Interestingly, student loans are a muse for an artist like Reesa Renee, who has amassed a fanbase of over 25,000 followers on social media channels. She’s looking for a hit song to help pay off her loans. For her, debt is a motivating factor, not a hang-up. In case you’re wondering, the average debt for college grads in 2016 was $37,000, and if you want to go to grad school, the price is about $100,000 for the top programs. You have to earn a ton of YouTube and Spotify plays and sell a lot of records to plunk down $37,000. But that’s the point: without debt there, you wouldn’t have a concrete figure to aim for. You can’t underestimate a solid external motivator.
In 2016, the New Orleans-based rapper Dee-1 even scored a hit rapping about getting out of student loan debt. And the nice thing about having a college degree is there are a lot more high-paying jobs available. If you need a side-hustle for when you’re not touring, it’ll be easier to land a job if you have a degree.

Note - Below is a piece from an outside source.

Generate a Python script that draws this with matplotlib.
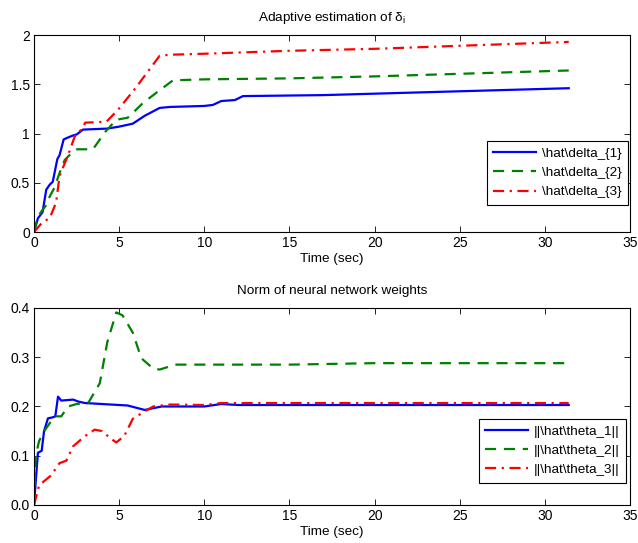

Ultimately, the dilemma of whether to go to college is a question of commitment. You’re one hundred percent committed to music. So why waste time at college when you could be writing songs, touring and promoting your music? But you’d be surprised what going to college can do for your musical career. Get into the music program and you’ll meet other people who are after the same thing you are. Learn about a subject like biomimicry and you’ll have a perspective you wouldn’t have had otherwise. College isn’t absolutely necessary for the career musician, but it sure is a great avenue to explore.